**RECORDED INFORMATION**:
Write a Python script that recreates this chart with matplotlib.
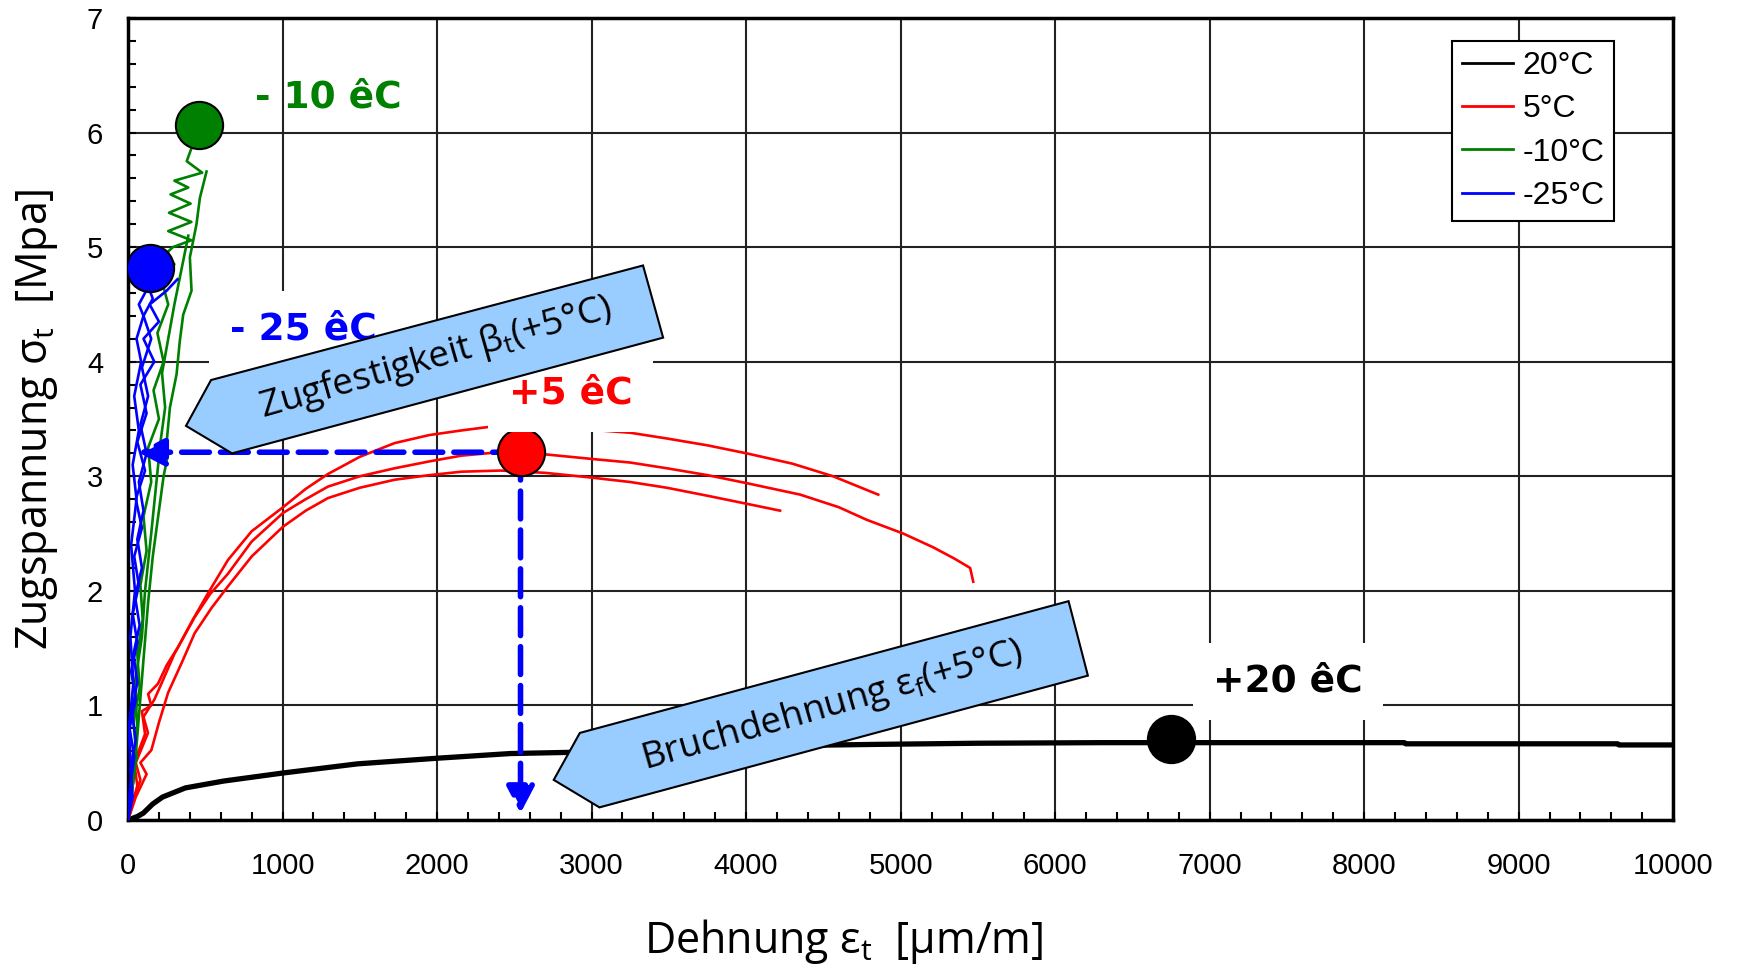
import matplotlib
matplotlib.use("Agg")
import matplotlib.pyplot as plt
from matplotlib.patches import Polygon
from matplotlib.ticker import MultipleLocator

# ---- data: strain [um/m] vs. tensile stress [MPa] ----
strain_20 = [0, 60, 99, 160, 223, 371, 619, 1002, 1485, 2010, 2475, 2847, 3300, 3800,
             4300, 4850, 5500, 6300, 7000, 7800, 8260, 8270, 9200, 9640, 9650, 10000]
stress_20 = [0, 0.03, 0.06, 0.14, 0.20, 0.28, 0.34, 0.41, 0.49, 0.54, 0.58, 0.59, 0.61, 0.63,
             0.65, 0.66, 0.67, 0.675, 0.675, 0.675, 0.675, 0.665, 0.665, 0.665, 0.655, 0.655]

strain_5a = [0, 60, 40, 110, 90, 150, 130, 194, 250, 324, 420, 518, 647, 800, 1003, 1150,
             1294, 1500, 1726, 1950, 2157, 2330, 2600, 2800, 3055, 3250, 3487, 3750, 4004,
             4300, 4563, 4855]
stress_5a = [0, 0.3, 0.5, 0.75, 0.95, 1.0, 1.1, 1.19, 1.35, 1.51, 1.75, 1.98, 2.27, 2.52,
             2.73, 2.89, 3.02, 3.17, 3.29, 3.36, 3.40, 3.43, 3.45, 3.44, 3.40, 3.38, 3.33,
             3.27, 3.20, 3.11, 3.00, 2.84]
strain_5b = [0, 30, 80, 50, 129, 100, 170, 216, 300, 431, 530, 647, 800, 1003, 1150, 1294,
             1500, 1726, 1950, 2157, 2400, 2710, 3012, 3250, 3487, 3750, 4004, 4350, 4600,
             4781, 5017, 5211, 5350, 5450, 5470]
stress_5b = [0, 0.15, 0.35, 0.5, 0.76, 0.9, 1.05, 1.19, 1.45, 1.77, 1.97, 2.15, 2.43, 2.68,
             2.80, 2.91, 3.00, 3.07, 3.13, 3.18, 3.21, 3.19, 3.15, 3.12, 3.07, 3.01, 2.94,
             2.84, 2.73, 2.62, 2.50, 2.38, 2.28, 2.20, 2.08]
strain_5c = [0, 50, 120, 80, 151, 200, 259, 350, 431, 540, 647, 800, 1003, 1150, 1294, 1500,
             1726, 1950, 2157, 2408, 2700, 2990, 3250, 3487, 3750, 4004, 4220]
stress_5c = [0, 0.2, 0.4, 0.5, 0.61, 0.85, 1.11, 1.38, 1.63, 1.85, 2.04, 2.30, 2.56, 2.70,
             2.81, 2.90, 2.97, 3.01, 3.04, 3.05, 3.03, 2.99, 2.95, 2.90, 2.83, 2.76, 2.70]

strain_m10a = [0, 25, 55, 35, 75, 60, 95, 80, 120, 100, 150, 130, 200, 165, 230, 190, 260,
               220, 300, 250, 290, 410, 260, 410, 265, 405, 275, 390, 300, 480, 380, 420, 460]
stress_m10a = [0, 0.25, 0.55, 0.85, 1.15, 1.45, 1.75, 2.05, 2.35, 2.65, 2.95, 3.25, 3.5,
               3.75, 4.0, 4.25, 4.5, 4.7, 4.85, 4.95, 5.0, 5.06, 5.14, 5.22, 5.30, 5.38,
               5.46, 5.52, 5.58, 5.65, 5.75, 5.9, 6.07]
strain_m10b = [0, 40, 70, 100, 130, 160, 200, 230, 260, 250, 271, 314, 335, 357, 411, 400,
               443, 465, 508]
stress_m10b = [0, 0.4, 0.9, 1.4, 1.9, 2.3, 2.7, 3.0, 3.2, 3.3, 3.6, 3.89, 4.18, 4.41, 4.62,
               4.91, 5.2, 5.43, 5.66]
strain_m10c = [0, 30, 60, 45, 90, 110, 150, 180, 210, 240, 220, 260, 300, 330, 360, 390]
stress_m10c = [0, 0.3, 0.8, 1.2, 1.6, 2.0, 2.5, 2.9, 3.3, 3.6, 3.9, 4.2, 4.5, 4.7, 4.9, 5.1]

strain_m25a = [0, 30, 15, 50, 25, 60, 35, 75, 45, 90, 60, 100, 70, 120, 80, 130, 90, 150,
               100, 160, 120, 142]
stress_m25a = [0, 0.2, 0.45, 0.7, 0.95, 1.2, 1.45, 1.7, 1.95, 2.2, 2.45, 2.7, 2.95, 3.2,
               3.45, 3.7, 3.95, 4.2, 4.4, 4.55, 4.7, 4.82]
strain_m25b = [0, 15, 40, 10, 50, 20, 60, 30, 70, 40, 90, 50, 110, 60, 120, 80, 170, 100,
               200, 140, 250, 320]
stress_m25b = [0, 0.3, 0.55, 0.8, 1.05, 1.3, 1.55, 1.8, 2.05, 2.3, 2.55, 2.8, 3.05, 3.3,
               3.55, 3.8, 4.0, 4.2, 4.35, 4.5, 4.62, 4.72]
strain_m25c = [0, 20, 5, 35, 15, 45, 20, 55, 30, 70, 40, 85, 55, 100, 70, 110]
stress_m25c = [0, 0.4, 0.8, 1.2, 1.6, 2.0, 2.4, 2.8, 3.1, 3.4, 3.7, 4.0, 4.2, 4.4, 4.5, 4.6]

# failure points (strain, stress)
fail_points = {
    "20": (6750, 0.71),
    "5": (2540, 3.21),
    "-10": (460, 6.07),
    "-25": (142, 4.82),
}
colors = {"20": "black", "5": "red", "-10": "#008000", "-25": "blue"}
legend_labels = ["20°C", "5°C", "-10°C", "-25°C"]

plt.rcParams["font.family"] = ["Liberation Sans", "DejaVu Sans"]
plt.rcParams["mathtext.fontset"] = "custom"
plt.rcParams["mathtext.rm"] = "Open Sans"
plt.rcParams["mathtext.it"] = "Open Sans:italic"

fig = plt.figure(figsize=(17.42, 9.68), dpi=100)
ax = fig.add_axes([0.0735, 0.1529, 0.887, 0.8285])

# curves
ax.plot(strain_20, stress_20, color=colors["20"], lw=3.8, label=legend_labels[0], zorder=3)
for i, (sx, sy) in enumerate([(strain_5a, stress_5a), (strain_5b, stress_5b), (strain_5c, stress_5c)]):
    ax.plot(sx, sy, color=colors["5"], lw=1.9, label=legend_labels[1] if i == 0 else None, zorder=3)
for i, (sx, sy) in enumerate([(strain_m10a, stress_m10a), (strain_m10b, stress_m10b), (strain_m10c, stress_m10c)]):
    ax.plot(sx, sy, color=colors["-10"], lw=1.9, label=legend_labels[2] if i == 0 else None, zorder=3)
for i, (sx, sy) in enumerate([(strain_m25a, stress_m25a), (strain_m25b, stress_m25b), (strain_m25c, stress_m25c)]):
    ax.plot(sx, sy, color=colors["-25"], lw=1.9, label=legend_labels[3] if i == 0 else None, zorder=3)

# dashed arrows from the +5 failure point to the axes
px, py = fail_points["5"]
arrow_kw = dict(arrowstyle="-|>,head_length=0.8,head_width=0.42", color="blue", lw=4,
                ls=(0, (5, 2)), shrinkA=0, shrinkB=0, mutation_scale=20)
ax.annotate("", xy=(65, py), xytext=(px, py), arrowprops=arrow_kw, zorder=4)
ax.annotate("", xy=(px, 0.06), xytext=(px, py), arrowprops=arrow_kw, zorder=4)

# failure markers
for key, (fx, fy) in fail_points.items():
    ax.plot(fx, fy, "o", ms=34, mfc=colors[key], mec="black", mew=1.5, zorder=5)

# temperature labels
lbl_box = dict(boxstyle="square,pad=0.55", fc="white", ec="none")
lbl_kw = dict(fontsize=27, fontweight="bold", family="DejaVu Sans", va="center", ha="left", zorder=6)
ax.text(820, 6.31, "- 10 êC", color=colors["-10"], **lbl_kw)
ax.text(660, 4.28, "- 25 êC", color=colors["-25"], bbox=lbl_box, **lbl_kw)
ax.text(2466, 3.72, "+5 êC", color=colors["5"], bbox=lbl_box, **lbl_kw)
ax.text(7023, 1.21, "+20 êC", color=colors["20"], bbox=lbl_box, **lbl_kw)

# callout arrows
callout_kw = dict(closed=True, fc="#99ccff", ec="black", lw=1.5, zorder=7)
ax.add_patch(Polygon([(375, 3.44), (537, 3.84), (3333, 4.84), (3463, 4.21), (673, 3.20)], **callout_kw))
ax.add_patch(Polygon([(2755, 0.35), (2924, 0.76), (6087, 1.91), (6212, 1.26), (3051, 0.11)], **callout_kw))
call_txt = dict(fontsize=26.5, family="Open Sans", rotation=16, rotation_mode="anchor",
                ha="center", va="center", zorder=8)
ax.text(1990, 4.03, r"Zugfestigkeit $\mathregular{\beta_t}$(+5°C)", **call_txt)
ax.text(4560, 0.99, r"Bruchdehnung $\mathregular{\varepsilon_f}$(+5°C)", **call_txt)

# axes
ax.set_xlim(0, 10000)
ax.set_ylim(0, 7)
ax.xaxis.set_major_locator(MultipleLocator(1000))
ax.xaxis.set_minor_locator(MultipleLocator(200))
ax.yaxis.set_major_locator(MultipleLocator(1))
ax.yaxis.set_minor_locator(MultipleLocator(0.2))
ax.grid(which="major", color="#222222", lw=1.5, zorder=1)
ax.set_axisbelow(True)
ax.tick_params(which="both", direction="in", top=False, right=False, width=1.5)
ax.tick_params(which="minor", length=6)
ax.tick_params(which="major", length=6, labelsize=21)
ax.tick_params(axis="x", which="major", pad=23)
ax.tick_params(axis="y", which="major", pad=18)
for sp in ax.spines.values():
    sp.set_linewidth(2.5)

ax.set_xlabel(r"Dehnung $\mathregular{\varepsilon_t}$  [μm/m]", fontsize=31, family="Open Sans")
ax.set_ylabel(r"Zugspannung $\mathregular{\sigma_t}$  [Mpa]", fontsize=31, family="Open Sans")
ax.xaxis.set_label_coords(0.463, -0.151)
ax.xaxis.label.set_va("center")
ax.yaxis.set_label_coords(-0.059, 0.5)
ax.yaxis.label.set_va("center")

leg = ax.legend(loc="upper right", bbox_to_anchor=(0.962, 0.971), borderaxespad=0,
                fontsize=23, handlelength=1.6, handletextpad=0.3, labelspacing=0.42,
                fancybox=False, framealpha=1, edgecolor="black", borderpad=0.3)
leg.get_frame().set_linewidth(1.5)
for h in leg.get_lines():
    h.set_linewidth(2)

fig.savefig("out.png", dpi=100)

**WHAT YOU HAVE TO DO**:
Restate only the lines running from the start of the material above through the line containing "0.665, 0.655, 0.655]", ends included. No pictures.

**WORKED SOLUTION**:
Write a Python script that recreates this chart with matplotlib.
import matplotlib
matplotlib.use("Agg")
import matplotlib.pyplot as plt
from matplotlib.patches import Polygon
from matplotlib.ticker import MultipleLocator

# ---- data: strain [um/m] vs. tensile stress [MPa] ----
strain_20 = [0, 60, 99, 160, 223, 371, 619, 1002, 1485, 2010, 2475, 2847, 3300, 3800,
             4300, 4850, 5500, 6300, 7000, 7800, 8260, 8270, 9200, 9640, 9650, 10000]
stress_20 = [0, 0.03, 0.06, 0.14, 0.20, 0.28, 0.34, 0.41, 0.49, 0.54, 0.58, 0.59, 0.61, 0.63,
             0.65, 0.66, 0.67, 0.675, 0.675, 0.675, 0.675, 0.665, 0.665, 0.665, 0.655, 0.655]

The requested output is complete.